Ward 1 Councilwoman Lois Tarkanian is running for a third term against challenger Raymond Fletcher.
There’s also a contested citywide race for Municipal Court judge between Department 1 incumbent Cynthia Leung, who is running for a second term, and challenger Yvette Chevalier.
To access the locations, dates and times for casting an early voting ballot, visit http://www.lasvegasnevada.gov/files/Early_Vote_Schedule-Primary.pdf.
Election information can be obtained from the Las Vegas clerk’s office at 702-229-6311.
Three City Council members are up for re-election in Henderson, the second biggest city in the state.
Ward 1 Councilwoman Gerri Schroder, who is seeking a third term, is facing Eddie Hamilton, a frequent candidate who has run unsuccessfully for governor and other offices, and Edward O’Neil, who runs a transport and storage firm and travel guide publishing company.
Ward 4 Councilman Sam Bateman is facing a challenge from financial adviser Derek Uehara and Tristan Galicia.
Ward 2 Councilwoman Debra March, who has been on the council since 2009, is being challenged by Crystal Hendrickson, a land surveyor intern.
For information about early voting locations and times in Henderson, visit: http://www.cityofhenderson.com/city-clerk/municipal-elections/vote-centers.
The Henderson city clerk’s office can be reached at 702-267-1400.
NORTH LAS VEGAS
Two seats on the North Las Vegas City Council are up for grabs.
Ward 2 incumbent Pamela Goynes-Brown, an assistant principal in the Clark County School District, faces three challengers as she seeks a second term. They are Laura Perkins, a North Las Vegas planning commissioner; Richard “Dick” Moyer, a retired Army sergeant; and Richard Carreon, a retired Army staff sergeant.
In Ward 4, it’s an open race because Councilman Wade Wagner isn’t running for re-election. Richard Cherchio, who previously had the seat and lost it by one vote to Wagner in 2011, is hoping to regain the position. He faces chiropractor Matthew Anderson.
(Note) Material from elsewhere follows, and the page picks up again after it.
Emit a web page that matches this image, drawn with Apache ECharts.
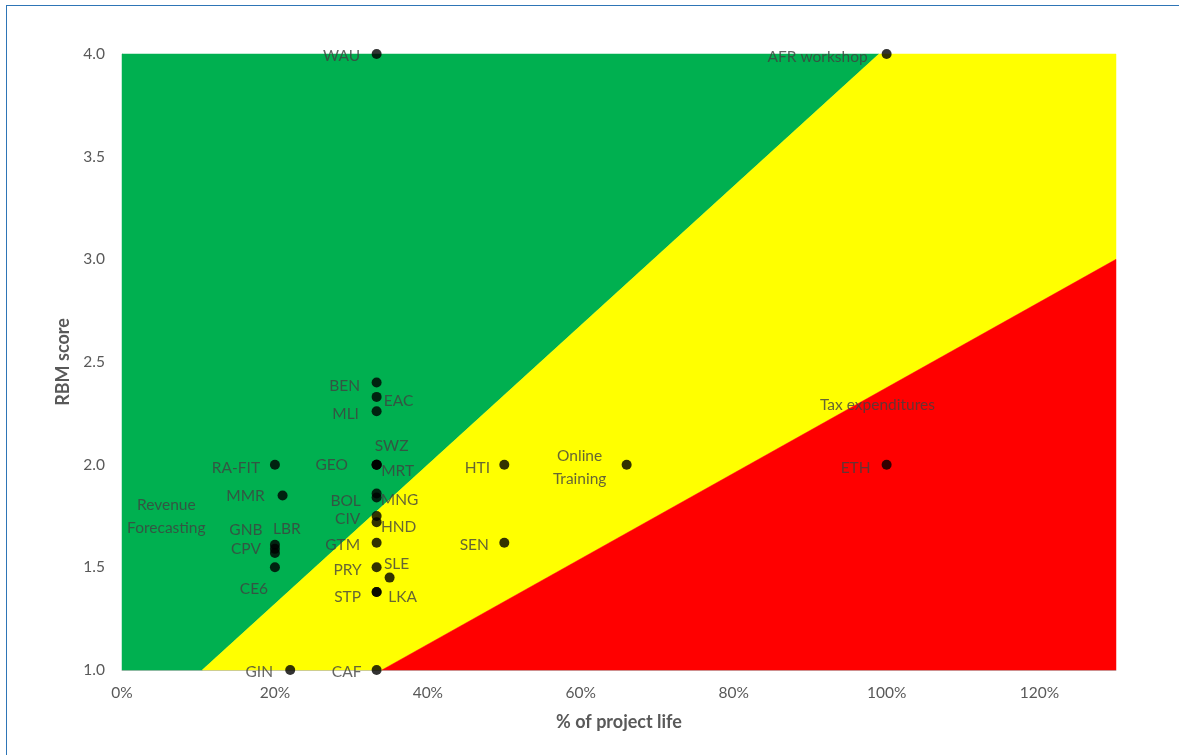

North Las Vegas is the fourth most populous city in Nevada.
For the early voting schedule of North Las Vegas, visit: http://www.cityofnorthlasvegas.com/Departments/CityClerk/PDFs/Elections/2015/Early_Voting_Primary_Schedule_2015.pdf.
The North Las Vegas city clerk’s office can be reached at 702-633-1030.
Candidates who garner one vote more than 50 percent of the primary votes will be declared winners. If no candidate reaches that total, the top two vote-getters face off in the June 2 general election.
All the offices are nonpartisan. All terms are two years except for the Las Vegas court seat, which has a six-year term.
For information about any of the municipal elections, the Clark County Election Department can be reached at 702-455-8683.